__Required task__. Copy every line, exactly and only, from the line containing "Write a Python" to the line containing "from matplotlib.ticker import", both lines included.

_____

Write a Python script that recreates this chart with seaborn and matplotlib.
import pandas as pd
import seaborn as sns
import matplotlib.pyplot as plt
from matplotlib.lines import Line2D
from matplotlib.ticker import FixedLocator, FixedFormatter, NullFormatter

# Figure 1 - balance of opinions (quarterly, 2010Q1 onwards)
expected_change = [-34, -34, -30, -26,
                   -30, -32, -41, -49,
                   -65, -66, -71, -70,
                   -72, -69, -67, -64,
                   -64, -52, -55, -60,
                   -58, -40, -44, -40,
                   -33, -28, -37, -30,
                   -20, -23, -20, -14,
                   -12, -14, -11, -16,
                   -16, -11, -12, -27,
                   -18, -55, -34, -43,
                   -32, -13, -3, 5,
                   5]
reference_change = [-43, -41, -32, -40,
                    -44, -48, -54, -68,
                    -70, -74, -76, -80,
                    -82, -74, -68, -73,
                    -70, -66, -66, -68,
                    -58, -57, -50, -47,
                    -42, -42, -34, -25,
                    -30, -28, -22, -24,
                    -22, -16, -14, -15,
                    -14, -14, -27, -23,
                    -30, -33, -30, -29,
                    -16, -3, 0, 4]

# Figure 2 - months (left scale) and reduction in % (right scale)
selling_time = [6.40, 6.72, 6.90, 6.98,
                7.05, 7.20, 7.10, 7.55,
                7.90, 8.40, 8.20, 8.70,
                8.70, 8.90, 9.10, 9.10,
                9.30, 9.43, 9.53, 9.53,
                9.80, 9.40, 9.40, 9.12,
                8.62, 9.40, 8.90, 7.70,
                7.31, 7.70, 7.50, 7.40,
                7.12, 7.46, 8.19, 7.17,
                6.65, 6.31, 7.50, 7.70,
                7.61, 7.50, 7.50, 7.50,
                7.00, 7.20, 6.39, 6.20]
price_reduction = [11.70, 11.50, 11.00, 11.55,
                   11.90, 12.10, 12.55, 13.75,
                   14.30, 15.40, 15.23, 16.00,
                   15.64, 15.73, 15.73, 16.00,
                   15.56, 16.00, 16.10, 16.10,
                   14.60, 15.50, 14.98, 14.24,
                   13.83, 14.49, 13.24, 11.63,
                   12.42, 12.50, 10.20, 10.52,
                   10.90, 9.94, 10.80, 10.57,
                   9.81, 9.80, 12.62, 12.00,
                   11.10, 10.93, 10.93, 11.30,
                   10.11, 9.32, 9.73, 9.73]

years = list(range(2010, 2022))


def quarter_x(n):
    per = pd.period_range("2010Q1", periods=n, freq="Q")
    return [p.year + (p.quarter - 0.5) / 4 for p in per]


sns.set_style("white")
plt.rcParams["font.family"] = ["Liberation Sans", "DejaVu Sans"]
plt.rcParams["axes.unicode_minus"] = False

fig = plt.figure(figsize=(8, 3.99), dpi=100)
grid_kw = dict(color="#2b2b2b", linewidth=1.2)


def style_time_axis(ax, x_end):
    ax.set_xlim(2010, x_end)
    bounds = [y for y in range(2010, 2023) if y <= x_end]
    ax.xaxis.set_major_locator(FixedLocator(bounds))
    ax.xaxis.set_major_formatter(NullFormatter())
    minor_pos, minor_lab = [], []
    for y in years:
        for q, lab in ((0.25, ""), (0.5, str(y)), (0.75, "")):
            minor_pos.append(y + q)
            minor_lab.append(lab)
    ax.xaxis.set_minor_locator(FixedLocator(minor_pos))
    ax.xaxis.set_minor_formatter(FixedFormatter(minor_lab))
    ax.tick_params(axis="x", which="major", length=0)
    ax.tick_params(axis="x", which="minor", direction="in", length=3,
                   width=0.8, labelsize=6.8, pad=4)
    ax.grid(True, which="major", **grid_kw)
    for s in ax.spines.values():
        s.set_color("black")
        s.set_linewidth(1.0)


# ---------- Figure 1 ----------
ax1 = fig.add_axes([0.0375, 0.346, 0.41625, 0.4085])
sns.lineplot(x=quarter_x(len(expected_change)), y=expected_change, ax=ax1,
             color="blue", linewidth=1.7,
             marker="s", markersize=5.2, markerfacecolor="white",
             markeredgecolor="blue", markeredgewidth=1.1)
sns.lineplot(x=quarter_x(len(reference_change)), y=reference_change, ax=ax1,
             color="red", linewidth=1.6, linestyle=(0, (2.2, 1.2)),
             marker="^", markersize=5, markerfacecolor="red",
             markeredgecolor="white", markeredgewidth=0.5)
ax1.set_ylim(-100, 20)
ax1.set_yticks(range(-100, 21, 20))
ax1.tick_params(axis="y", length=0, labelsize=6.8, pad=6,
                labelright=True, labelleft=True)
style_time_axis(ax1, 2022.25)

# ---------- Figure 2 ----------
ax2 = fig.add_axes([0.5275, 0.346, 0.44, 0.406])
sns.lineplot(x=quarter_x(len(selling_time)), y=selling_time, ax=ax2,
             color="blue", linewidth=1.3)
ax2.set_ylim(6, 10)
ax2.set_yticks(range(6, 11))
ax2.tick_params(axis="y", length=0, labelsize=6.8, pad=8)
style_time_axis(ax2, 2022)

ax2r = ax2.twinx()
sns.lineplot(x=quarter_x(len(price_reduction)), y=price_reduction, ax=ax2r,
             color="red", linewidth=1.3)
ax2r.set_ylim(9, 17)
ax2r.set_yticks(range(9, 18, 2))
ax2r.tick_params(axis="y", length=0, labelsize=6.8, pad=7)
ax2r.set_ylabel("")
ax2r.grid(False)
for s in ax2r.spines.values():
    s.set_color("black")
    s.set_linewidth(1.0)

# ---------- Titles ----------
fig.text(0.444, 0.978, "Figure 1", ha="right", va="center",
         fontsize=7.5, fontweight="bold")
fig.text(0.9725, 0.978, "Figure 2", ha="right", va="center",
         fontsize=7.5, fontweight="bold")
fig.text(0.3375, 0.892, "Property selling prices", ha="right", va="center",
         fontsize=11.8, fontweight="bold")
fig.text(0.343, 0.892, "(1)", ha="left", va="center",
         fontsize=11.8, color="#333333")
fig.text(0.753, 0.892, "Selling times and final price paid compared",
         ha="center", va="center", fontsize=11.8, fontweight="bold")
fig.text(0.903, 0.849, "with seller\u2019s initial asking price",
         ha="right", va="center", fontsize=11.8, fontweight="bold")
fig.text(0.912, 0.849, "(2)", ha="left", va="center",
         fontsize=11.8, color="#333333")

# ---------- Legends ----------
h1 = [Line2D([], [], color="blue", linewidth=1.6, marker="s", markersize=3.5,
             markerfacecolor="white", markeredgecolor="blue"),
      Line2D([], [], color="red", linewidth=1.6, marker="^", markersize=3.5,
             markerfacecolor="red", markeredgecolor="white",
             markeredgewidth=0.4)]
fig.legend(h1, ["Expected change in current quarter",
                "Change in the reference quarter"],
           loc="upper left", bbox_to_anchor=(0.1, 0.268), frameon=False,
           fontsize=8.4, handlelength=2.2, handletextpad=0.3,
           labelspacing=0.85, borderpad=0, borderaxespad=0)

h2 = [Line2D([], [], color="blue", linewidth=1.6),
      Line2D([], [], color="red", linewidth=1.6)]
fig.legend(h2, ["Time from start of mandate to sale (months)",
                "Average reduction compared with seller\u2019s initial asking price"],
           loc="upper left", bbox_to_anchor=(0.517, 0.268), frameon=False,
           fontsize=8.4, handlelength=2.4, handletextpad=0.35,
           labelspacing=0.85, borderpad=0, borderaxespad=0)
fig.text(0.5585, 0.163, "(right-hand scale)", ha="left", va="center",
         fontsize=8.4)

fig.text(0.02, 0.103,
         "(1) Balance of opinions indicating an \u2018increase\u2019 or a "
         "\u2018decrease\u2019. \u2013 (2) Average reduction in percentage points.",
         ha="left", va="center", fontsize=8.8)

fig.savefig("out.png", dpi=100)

_____

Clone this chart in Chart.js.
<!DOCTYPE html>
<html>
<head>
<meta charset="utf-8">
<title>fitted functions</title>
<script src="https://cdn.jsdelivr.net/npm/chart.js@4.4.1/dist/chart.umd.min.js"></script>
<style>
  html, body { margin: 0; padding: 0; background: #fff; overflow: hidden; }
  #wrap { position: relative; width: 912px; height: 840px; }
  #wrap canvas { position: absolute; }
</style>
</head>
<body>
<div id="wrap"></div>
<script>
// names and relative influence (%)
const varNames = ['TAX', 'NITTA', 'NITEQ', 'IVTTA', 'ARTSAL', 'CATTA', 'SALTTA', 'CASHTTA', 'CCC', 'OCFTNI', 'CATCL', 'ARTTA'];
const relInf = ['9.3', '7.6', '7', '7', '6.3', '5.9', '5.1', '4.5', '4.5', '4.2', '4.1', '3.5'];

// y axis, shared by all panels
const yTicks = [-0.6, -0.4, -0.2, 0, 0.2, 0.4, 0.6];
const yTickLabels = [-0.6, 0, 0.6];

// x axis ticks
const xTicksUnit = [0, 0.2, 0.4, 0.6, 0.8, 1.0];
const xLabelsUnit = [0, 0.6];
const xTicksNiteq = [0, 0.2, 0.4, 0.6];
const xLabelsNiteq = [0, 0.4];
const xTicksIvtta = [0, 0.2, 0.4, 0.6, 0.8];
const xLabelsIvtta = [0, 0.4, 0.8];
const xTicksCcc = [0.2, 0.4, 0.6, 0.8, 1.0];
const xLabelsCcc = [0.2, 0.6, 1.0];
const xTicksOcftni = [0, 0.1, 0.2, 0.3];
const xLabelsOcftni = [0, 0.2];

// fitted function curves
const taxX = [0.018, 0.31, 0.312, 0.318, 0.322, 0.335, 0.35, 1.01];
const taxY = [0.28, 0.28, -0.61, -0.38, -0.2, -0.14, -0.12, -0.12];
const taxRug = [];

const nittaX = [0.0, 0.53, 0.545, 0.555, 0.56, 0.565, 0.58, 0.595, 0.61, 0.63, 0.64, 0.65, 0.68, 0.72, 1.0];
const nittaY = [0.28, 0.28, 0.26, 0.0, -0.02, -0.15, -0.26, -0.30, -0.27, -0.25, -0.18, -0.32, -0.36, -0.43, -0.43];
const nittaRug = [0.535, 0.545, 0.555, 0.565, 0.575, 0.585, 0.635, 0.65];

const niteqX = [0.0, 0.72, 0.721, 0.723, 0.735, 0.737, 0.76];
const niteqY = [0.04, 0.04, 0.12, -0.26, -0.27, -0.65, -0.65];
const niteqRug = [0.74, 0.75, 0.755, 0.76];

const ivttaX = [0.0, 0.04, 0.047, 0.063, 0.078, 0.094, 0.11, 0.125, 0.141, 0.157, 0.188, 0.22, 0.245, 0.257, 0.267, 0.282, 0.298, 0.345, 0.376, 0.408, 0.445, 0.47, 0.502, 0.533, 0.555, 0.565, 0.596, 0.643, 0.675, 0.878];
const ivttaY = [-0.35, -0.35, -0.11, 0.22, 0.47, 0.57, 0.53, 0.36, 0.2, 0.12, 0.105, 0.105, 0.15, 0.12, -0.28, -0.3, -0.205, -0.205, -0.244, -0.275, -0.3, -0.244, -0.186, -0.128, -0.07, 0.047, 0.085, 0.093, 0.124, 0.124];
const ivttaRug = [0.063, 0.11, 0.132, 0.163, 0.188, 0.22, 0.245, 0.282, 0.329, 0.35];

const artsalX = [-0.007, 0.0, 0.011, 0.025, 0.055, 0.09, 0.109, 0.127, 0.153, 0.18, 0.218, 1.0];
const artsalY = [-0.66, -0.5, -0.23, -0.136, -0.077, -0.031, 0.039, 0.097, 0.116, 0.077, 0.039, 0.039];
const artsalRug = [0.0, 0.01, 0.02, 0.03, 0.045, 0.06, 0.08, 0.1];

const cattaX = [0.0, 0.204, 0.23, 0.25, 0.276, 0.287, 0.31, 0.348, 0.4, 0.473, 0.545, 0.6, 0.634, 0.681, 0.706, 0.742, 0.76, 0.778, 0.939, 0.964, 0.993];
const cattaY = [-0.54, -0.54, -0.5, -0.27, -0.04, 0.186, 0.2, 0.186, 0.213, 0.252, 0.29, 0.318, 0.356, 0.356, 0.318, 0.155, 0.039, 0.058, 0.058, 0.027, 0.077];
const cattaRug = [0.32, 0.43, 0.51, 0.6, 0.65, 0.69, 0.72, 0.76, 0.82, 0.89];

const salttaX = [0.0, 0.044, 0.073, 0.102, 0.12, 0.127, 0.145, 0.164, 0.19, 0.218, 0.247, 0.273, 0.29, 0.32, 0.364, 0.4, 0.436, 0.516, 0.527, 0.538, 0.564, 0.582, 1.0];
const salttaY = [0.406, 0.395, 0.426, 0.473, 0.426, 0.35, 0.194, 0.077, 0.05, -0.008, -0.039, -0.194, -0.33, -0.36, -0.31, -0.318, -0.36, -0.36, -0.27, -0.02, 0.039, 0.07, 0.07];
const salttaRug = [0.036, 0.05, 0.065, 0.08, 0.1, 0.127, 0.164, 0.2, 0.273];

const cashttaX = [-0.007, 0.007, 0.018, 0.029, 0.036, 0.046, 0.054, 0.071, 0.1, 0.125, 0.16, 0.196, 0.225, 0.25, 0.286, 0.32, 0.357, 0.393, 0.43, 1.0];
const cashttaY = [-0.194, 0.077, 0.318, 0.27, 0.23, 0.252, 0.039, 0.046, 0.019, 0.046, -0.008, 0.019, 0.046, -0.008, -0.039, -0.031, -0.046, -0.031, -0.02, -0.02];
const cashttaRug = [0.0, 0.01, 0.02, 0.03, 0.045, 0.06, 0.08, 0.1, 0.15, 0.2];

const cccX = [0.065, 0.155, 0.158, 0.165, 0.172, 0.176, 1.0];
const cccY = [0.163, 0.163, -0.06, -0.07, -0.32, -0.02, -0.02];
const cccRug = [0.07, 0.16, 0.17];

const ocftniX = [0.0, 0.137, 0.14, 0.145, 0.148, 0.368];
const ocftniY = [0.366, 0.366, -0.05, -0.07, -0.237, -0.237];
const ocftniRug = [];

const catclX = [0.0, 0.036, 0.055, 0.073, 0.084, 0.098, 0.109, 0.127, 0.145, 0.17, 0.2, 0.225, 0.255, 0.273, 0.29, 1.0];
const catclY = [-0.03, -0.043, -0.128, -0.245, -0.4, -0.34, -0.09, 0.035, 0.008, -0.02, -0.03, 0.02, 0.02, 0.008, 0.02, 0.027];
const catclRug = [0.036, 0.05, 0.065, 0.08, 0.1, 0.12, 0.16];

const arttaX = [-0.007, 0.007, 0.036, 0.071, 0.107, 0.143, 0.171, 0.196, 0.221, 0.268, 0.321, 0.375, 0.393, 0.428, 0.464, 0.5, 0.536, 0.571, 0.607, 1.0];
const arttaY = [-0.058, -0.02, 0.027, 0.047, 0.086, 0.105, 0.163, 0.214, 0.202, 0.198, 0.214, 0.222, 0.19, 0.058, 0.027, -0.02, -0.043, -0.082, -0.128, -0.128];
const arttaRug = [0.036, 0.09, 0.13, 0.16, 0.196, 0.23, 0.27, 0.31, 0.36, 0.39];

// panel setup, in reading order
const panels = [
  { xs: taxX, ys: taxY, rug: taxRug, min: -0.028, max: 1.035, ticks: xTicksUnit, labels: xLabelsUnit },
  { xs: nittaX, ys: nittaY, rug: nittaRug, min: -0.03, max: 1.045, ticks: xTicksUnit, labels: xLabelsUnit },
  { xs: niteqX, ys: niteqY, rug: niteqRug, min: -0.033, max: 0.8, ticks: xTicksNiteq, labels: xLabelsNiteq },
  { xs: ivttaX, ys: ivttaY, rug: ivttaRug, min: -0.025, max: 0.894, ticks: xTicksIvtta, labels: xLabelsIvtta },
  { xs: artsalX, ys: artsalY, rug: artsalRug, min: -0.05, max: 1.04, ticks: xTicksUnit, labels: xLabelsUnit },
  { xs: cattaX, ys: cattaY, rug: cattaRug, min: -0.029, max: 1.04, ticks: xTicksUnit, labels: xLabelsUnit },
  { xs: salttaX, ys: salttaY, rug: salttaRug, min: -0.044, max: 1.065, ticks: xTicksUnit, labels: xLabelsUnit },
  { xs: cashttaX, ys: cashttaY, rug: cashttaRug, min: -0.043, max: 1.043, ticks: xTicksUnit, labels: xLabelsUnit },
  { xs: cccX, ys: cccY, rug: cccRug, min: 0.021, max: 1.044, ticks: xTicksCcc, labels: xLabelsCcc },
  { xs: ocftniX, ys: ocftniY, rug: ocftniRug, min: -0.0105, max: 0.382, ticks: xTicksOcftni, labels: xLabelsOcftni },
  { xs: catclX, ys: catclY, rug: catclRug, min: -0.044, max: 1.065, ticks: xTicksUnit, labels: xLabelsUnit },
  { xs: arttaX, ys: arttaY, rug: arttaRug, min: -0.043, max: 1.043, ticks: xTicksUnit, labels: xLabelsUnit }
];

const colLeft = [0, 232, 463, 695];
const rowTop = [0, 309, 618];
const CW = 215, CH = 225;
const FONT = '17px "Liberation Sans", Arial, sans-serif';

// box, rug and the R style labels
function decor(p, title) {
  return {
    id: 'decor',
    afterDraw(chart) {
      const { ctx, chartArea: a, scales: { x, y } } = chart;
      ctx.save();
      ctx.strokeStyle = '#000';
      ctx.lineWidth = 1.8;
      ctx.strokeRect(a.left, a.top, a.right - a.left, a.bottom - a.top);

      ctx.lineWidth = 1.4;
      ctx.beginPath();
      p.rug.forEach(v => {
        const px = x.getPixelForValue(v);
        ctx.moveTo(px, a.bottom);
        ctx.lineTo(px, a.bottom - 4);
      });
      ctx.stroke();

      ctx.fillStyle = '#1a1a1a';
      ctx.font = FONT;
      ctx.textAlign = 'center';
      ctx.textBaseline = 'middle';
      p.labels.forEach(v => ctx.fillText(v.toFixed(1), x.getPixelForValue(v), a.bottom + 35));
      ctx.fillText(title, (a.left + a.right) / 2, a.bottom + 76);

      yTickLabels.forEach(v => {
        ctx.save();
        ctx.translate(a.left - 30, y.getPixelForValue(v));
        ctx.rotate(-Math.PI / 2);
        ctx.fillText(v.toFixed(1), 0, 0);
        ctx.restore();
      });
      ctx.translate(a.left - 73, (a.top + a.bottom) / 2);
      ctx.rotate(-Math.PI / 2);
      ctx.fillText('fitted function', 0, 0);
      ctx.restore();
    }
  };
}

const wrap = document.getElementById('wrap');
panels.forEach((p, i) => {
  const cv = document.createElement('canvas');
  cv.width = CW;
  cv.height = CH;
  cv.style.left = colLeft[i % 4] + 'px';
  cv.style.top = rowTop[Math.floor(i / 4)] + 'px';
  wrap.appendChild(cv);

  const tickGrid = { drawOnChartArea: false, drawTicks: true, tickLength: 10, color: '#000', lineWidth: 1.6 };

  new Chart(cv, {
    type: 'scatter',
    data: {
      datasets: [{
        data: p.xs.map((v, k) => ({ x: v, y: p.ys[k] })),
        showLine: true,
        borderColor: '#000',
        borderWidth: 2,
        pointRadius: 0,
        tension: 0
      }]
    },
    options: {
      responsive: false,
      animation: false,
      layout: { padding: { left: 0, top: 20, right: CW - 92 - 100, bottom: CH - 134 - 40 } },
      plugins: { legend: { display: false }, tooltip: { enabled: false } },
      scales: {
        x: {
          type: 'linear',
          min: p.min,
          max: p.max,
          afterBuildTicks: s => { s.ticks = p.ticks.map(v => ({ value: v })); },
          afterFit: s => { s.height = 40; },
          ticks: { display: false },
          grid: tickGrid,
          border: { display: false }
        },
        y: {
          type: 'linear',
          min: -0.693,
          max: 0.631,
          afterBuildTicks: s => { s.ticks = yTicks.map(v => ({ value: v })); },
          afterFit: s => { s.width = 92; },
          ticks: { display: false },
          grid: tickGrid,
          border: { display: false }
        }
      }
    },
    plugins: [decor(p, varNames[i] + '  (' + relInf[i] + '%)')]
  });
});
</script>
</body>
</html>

_____

__Reply to the task__.
Write a Python script that recreates this chart with seaborn and matplotlib.
import pandas as pd
import seaborn as sns
import matplotlib.pyplot as plt
from matplotlib.lines import Line2D
from matplotlib.ticker import FixedLocator, FixedFormatter, NullFormatter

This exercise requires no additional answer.